begin Records shown

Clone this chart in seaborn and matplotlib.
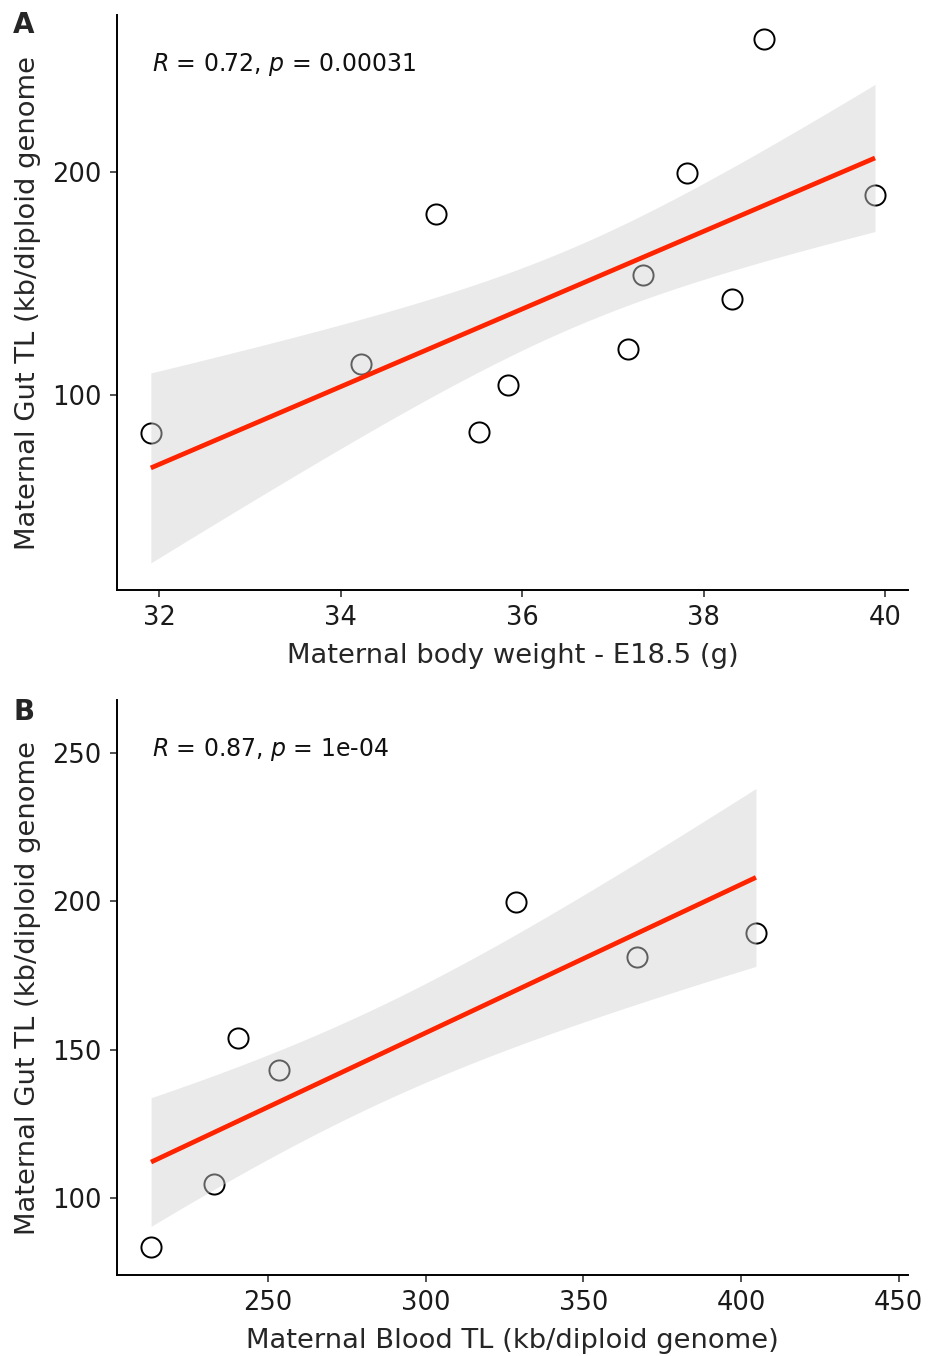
import numpy as np
import pandas as pd
import seaborn as sns
import matplotlib
matplotlib.use("Agg")
import matplotlib.pyplot as plt

# ---- data ----
weight_g = [31.91, 34.23, 35.05, 35.53, 35.85, 37.17, 37.33, 37.82, 38.31, 38.67, 39.89]
gut_tl_a = [83.0, 113.9, 181.2, 83.4, 104.5, 120.6, 153.8, 199.6, 143.0, 259.6, 189.7]

blood_tl = [212.9, 232.9, 240.5, 253.5, 328.6, 367.0, 404.7]
gut_tl_b = [83.5, 104.7, 154.0, 143.3, 199.7, 181.1, 189.5]

# fitted regression line (value at the ends of the x range) and 95% CI
# half-widths
fit_x_a = [31.91, 39.89]
fit_y_a = [67.3, 206.3]
ci_x_a = [31.91, 36.0, 39.89]
ci_half_a = [42.6, 18.5, 33.0]

fit_x_b = [212.9, 404.7]
fit_y_b = [112.1, 208.1]
ci_x_b = [212.9, 309.0, 404.7]
ci_half_b = [21.7, 17.2, 30.0]

stat_a = r"$\it{R}$ = 0.72, $\it{p}$ = 0.00031"
stat_b = r"$\it{R}$ = 0.87, $\it{p}$ = 1e-04"

xticks_a = [32, 34, 36, 38, 40]
yticks_a = [100, 200]
xticks_b = [250, 300, 350, 400, 450]
yticks_b = [100, 150, 200, 250]

xlab_a = "Maternal body weight - E18.5 (g)"
xlab_b = "Maternal Blood TL (kb/diploid genome)"
ylab = "Maternal Gut TL (kb/diploid genome"

sns.set_theme(style="ticks")
plt.rcParams['font.family'] = ['DejaVu Sans']
plt.rcParams['mathtext.fontset'] = 'dejavusans'

LINE = '#FF2400'
RIB = '#D2D2D2'


def band(fit_x, fit_y, ci_x, ci_half, n=200):
    xg = np.linspace(fit_x[0], fit_x[1], n)
    slope = (fit_y[1] - fit_y[0]) / (fit_x[1] - fit_x[0])
    fit = fit_y[0] + slope * (xg - fit_x[0])
    # OLS confidence band is hyperbolic: h^2 is quadratic in x
    coef = np.polyfit(ci_x, np.square(ci_half), 2)
    h = np.sqrt(np.clip(np.polyval(coef, xg), 0, None))
    return xg, fit, fit - h, fit + h


def panel(ax, x, y, fit_x, fit_y, ci_x, ci_half, xlab, xticks, yticks,
          xlim, ylim, stat, letter, letter_top):
    df = pd.DataFrame({"x": x, "y": y})
    sns.scatterplot(data=df, x="x", y="y", ax=ax, s=210, facecolor='white',
                    edgecolor='black', linewidth=1.4, zorder=2)
    xg, fit, lo, hi = band(fit_x, fit_y, ci_x, ci_half)
    ax.fill_between(xg, lo, hi, color=RIB, alpha=0.45, linewidth=0, zorder=3)
    ax.plot(xg, fit, color=LINE, lw=3.4, zorder=4, solid_capstyle='butt')
    ax.set_xlim(*xlim)
    ax.set_ylim(*ylim)
    ax.set_xticks(xticks)
    ax.set_yticks(yticks)
    ax.set_xlabel(xlab, fontsize=19.7, labelpad=8.5)
    ax.set_ylabel(ylab, fontsize=19.7, labelpad=8)
    ax.tick_params(labelsize=18.5, length=5, width=1.2, pad=6,
                   color='#333333', labelcolor='#1a1a1a')
    for sp in ['top', 'right']:
        ax.spines[sp].set_visible(False)
    for sp in ['left', 'bottom']:
        ax.spines[sp].set_linewidth(1.4)
        ax.spines[sp].set_color('black')
    ax.text(0.044, 0.9026, stat, transform=ax.transAxes, fontsize=17,
            va='baseline', ha='left', color='#111111')
    ax.figure.text(13 / 930, 1 - letter_top / 1356, letter, fontsize=20,
                   fontweight='bold', va='top', ha='left')


fig = plt.figure(figsize=(9.3, 13.56), dpi=100)
ax_a = fig.add_axes([0.1258, 0.5649, 0.8505, 0.4240])
ax_b = fig.add_axes([0.1258, 0.0597, 0.8505, 0.4240])

panel(ax_a, weight_g, gut_tl_a, fit_x_a, fit_y_a, ci_x_a, ci_half_a,
      xlab_a, xticks_a, yticks_a, (31.537, 40.253), (12.56, 270.4),
      stat_a, "A", 11)
panel(ax_b, blood_tl, gut_tl_b, fit_x_b, fit_y_b, ci_x_b, ci_half_b,
      xlab_b, xticks_b, yticks_b, (202.1, 452.9), (74.0, 267.9),
      stat_b, "B", 698)

fig.savefig("out.png", dpi=100)
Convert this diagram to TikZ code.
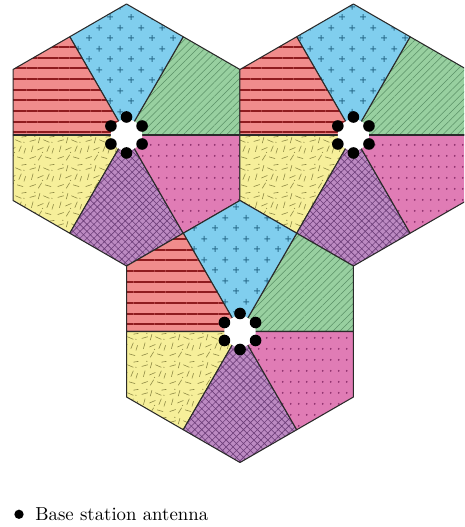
\documentclass[tikz,border=0pt]{standalone}
\usetikzlibrary{patterns.meta}
\definecolor{edgegray}{HTML}{2A2A2A}
\definecolor{sectblue}{HTML}{80CEEE}
\definecolor{sectgreen}{HTML}{98D0A0}
\definecolor{sectred}{HTML}{F08C8C}
\definecolor{sectyellow}{HTML}{F6EF9A}
\definecolor{sectpurple}{HTML}{BC8AC2}
\definecolor{sectpink}{HTML}{E07CB5}
\definecolor{plusink}{HTML}{2D6F8F}
\definecolor{greenink}{HTML}{5A9066}
\definecolor{redink}{HTML}{8E1B1F}
\definecolor{yellowink}{HTML}{8F8A45}
\definecolor{purpleink}{HTML}{6E3F7A}
\definecolor{pinkink}{HTML}{8B2E6A}

% staggered plus signs
\tikzdeclarepattern{
  name=plusgrid, type=uncolored,
  bottom left={(0pt,0pt)}, top right={(12pt,12pt)},
  tile size={(12pt,12pt)},
  code={
    \draw[line width=.55pt] (1.3pt,3pt) -- (4.7pt,3pt) (3pt,1.3pt) -- (3pt,4.7pt)
      (7.3pt,9pt) -- (10.7pt,9pt) (9pt,7.3pt) -- (9pt,10.7pt);
  }}
% rows of small dots
\tikzdeclarepattern{
  name=rowdots, type=uncolored,
  bottom left={(0pt,0pt)}, top right={(4.4pt,6.1pt)},
  tile size={(4.4pt,6.1pt)},
  code={
    \fill (2.2pt,3pt) circle (.55pt);
  }}
% scattered short dashes
\tikzdeclarepattern{
  name=strewn, type=uncolored,
  bottom left={(0pt,0pt)}, top right={(16pt,16pt)},
  tile size={(16pt,16pt)},
  code={
    \draw[line width=.35pt]
      (1pt,2pt) -- (4.5pt,3.2pt)   (6pt,1pt) -- (8pt,4.2pt)
      (10pt,3pt) -- (13.5pt,2pt)   (2pt,6pt) -- (3pt,9.6pt)
      (5.5pt,7pt) -- (9pt,8.5pt)   (11pt,6pt) -- (12.5pt,9.5pt)
      (1pt,12pt) -- (4.5pt,13pt)   (6pt,11pt) -- (7pt,14.5pt)
      (9pt,13pt) -- (12.5pt,11.5pt) (12.5pt,14.5pt) -- (15.5pt,15pt)
      (14pt,5pt) -- (15pt,8pt);
    \fill (8.5pt,5.6pt) circle (.35pt) (14pt,11.5pt) circle (.35pt)
      (4pt,15pt) circle (.35pt);
  }}

\begin{document}
\begin{tikzpicture}[x=0.02cm, y=0.02cm, line join=round,
   sector/.style     = {draw=edgegray, line width=0.6pt},
   midline/.style    = {draw=edgegray, line width=1pt},
   bluesect/.style   = {preaction={fill=sectblue}, pattern=plusgrid, pattern color=plusink},
   greensect/.style  = {preaction={fill=sectgreen},
                        pattern={Lines[angle=45, distance=2.9pt, line width=.3pt]},
                        pattern color=greenink},
   redsect/.style    = {preaction={fill=sectred},
                        pattern={Lines[angle=0, distance=6.07pt, line width=1.1pt]},
                        pattern color=redink},
   yellowsect/.style = {preaction={fill=sectyellow}, pattern=strewn, pattern color=yellowink},
   purplesect/.style = {preaction={fill=sectpurple},
                        pattern={Hatch[angle=45, distance=2.8pt, line width=.35pt]},
                        pattern color=purpleink},
   pinksect/.style   = {preaction={fill=sectpink}, pattern=rowdots, pattern color=pinkink},
   antdot/.style     = {circle, fill=black, inner sep=0pt, minimum size=5.3pt}]
  \useasboundingbox (0,0) rectangle (464,527);
  \clip (0,0) rectangle (464,527);
  \def\rin{113.45}
  \def\rout{131}

  % three cells, six sectors each
  \foreach \cx/\cy in {126.5/392, 353.4/392, 240/195.5} {
    \begin{scope}[shift={(\cx,\cy)}]
      \foreach \a/\kind in {0/greensect, 60/bluesect, 120/redsect,
                            180/yellowsect, 240/purplesect, 300/pinksect}
        \path[sector, \kind] (0,0) -- (\a:\rin) -- (\a+30:\rout) -- (\a+60:\rin) -- cycle;
      \draw[midline] (180:\rin) -- (0:\rin);
      % base station with its antennas
      \fill[white] (90:18) -- (30:18) -- (-30:18) -- (-90:18) -- (-150:18) -- (150:18) -- cycle;
      \foreach \d in {30, 90, ..., 330}
        \fill (\d:18) circle (5.8);
    \end{scope}
  }

  % legend
  \node[antdot] (legdot) at (19,12.7) {};
  \node[anchor=base west, inner sep=0pt, font=\fontsize{10.7}{13}\selectfont]
       (legtext) at (35,7) {Base station antenna};
\end{tikzpicture}
\end{document}
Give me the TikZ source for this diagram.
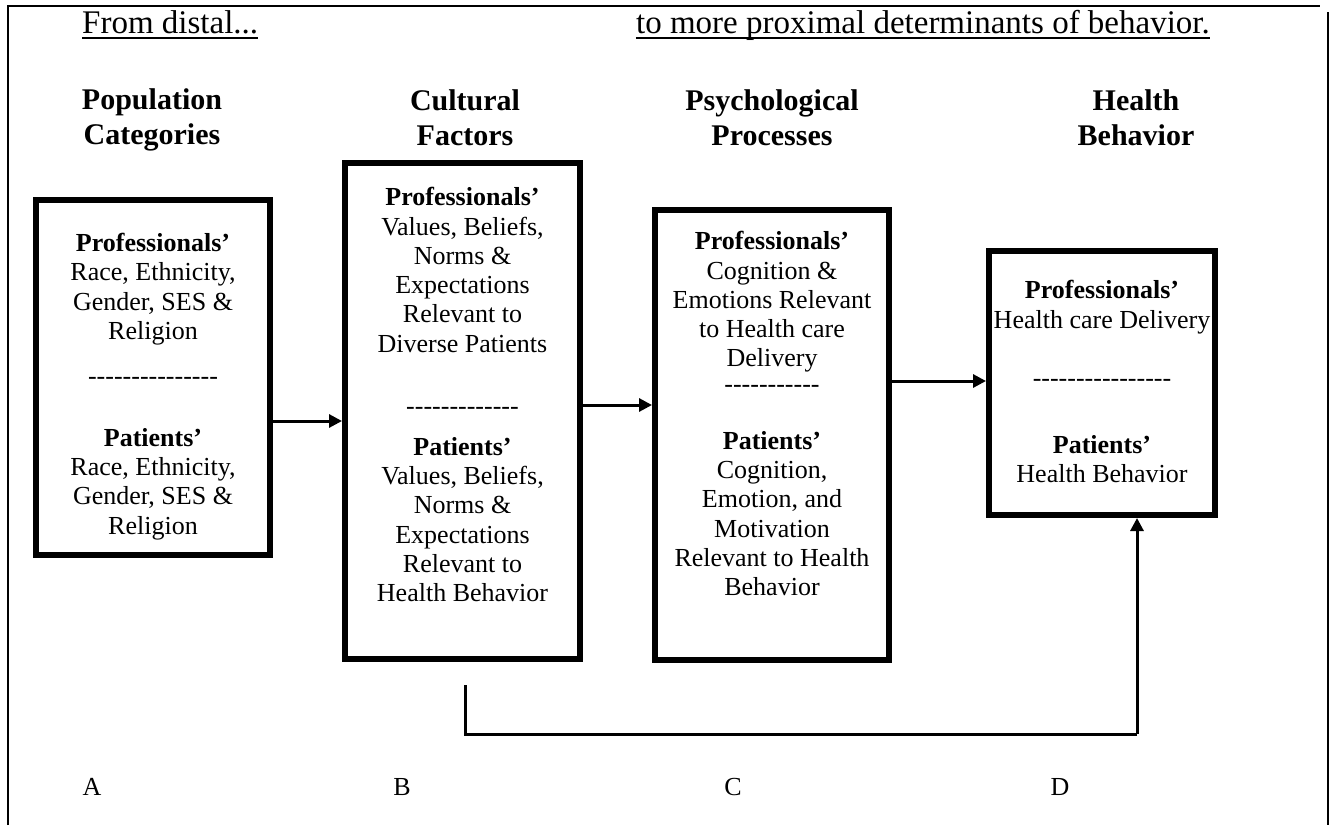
\documentclass[tikz,border=0pt]{standalone}
\usepackage{fontspec}
\setmainfont{Liberation Serif}
\usetikzlibrary{arrows.meta,positioning}

\tikzset{
  box/.style={draw, line width=6pt, inner sep=0pt},
  body/.style={align=center, inner sep=0pt, font=\fontsize{26}{29.3}\selectfont},
  head/.style={align=center, inner sep=0pt, font=\fontsize{30}{35}\selectfont\bfseries},
  top/.style={inner sep=0pt, font=\fontsize{33}{37}\selectfont},
  flow/.style={line width=3pt, -{Triangle[length=13pt,width=13pt]}},
  frame/.style={line width=2pt},
}
\newcommand{\hyph}[1]{\foreach \i in {1,...,#1}{-}}

\begin{document}
\begin{tikzpicture}[x=1pt, y=-1pt]
\useasboundingbox (0,0) rectangle (1332,825);

% frame
\draw[frame] (8,825) -- (8,6) -- (1320,6);
\draw[frame] (1328,12) -- (1328,825);

% header
\node[top, anchor=base west] (distal) at (82,33) {From distal...};
\node[top, anchor=base east] (proximal) at (1210,33) {to more proximal determinants of behavior.};
\draw[line width=1.5pt] ([yshift=-5pt]distal.base west) -- ([yshift=-5pt]distal.base east);
\draw[line width=1.5pt] ([yshift=-5pt]proximal.base west) -- ([yshift=-5pt]proximal.base east);

% column headings
\node[head] (hA) at (152,119.5) {Population\\Categories};
\node[head] (hB) at (465,117.5) {Cultural\\Factors};
\node[head] (hC) at (772,117.5) {Psychological\\Processes};
\node[head] (hD) at (1136,117.5) {Health\\Behavior};

% boxes
\node[box, minimum width=234pt, minimum height=355pt] (A) at (153,377.5) {};
\node[box, minimum width=235pt, minimum height=496pt] (B) at (462.5,411) {};
\node[box, minimum width=234pt, minimum height=450pt] (C) at (772,435) {};
\node[box, minimum width=226pt, minimum height=264pt] (D) at (1102,383) {};

% box A
\node[body] (profA) at (153,289) {\textbf{Professionals’}\\Race, Ethnicity,\\Gender, SES \&\\Religion};
\node[body] (dashA) at (153,381) {\hyph{15}};
\node[body] (patA) at (153,484) {\textbf{Patients’}\\Race, Ethnicity,\\Gender, SES \&\\Religion};

% box B
\node[body] (profB) at (462.5,270) {\textbf{Professionals’}\\Values, Beliefs,\\Norms \&\\Expectations\\Relevant to\\Diverse Patients};
\node[body] (dashB) at (462.5,411) {\hyph{13}};
\node[body] (patB) at (462.5,519.5) {\textbf{Patients’}\\Values, Beliefs,\\Norms \&\\Expectations\\Relevant to\\Health Behavior};

% box C
\node[body] (profC) at (772,302) {\textbf{Professionals’}\\Cognition \&\\Emotions Relevant\\to Health care\\Delivery};
\node[body] (dashC) at (772,389) {\hyph{11}};
\node[body] (patC) at (772,513.5) {\textbf{Patients’}\\Cognition,\\Emotion, and\\Motivation\\Relevant to Health\\Behavior};

% box D
\node[body] (profD) at (1102,307) {\textbf{Professionals’}\\Health care Delivery};
\node[body] (dashD) at (1102,383) {\hyph{16}};
\node[body] (patD) at (1102,459) {\textbf{Patients’}\\Health Behavior};

% arrows
\draw[flow] (A.east |- 0,421) -- (B.west |- 0,421);
\draw[flow] (B.east |- 0,405) -- (C.west |- 0,405);
\draw[flow] (C.east |- 0,381) -- (D.west |- 0,381);
\coordinate (fb) at (465,685);
\coordinate (fbend) at (1137,734);
\draw[line width=3pt] (fb) |- (fbend);
\draw[flow] (fbend) -- (fbend |- D.south);

% column letters
\node[body] (lA) at (92,787) {A};
\node[body] (lB) at (402,787) {B};
\node[body] (lC) at (733,787) {C};
\node[body] (lD) at (1060,787) {D};
\end{tikzpicture}
\end{document}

end Records shown

Prompt:
Up to and including the line containing "RIB = '#D2D2D2'", quote each line of the entries above from the very first, please, exactly and without images.

Exercise response:
Clone this chart in seaborn and matplotlib.
import numpy as np
import pandas as pd
import seaborn as sns
import matplotlib
matplotlib.use("Agg")
import matplotlib.pyplot as plt

# ---- data ----
weight_g = [31.91, 34.23, 35.05, 35.53, 35.85, 37.17, 37.33, 37.82, 38.31, 38.67, 39.89]
gut_tl_a = [83.0, 113.9, 181.2, 83.4, 104.5, 120.6, 153.8, 199.6, 143.0, 259.6, 189.7]

blood_tl = [212.9, 232.9, 240.5, 253.5, 328.6, 367.0, 404.7]
gut_tl_b = [83.5, 104.7, 154.0, 143.3, 199.7, 181.1, 189.5]

# fitted regression line (value at the ends of the x range) and 95% CI
# half-widths
fit_x_a = [31.91, 39.89]
fit_y_a = [67.3, 206.3]
ci_x_a = [31.91, 36.0, 39.89]
ci_half_a = [42.6, 18.5, 33.0]

fit_x_b = [212.9, 404.7]
fit_y_b = [112.1, 208.1]
ci_x_b = [212.9, 309.0, 404.7]
ci_half_b = [21.7, 17.2, 30.0]

stat_a = r"$\it{R}$ = 0.72, $\it{p}$ = 0.00031"
stat_b = r"$\it{R}$ = 0.87, $\it{p}$ = 1e-04"

xticks_a = [32, 34, 36, 38, 40]
yticks_a = [100, 200]
xticks_b = [250, 300, 350, 400, 450]
yticks_b = [100, 150, 200, 250]

xlab_a = "Maternal body weight - E18.5 (g)"
xlab_b = "Maternal Blood TL (kb/diploid genome)"
ylab = "Maternal Gut TL (kb/diploid genome"

sns.set_theme(style="ticks")
plt.rcParams['font.family'] = ['DejaVu Sans']
plt.rcParams['mathtext.fontset'] = 'dejavusans'

LINE = '#FF2400'
RIB = '#D2D2D2'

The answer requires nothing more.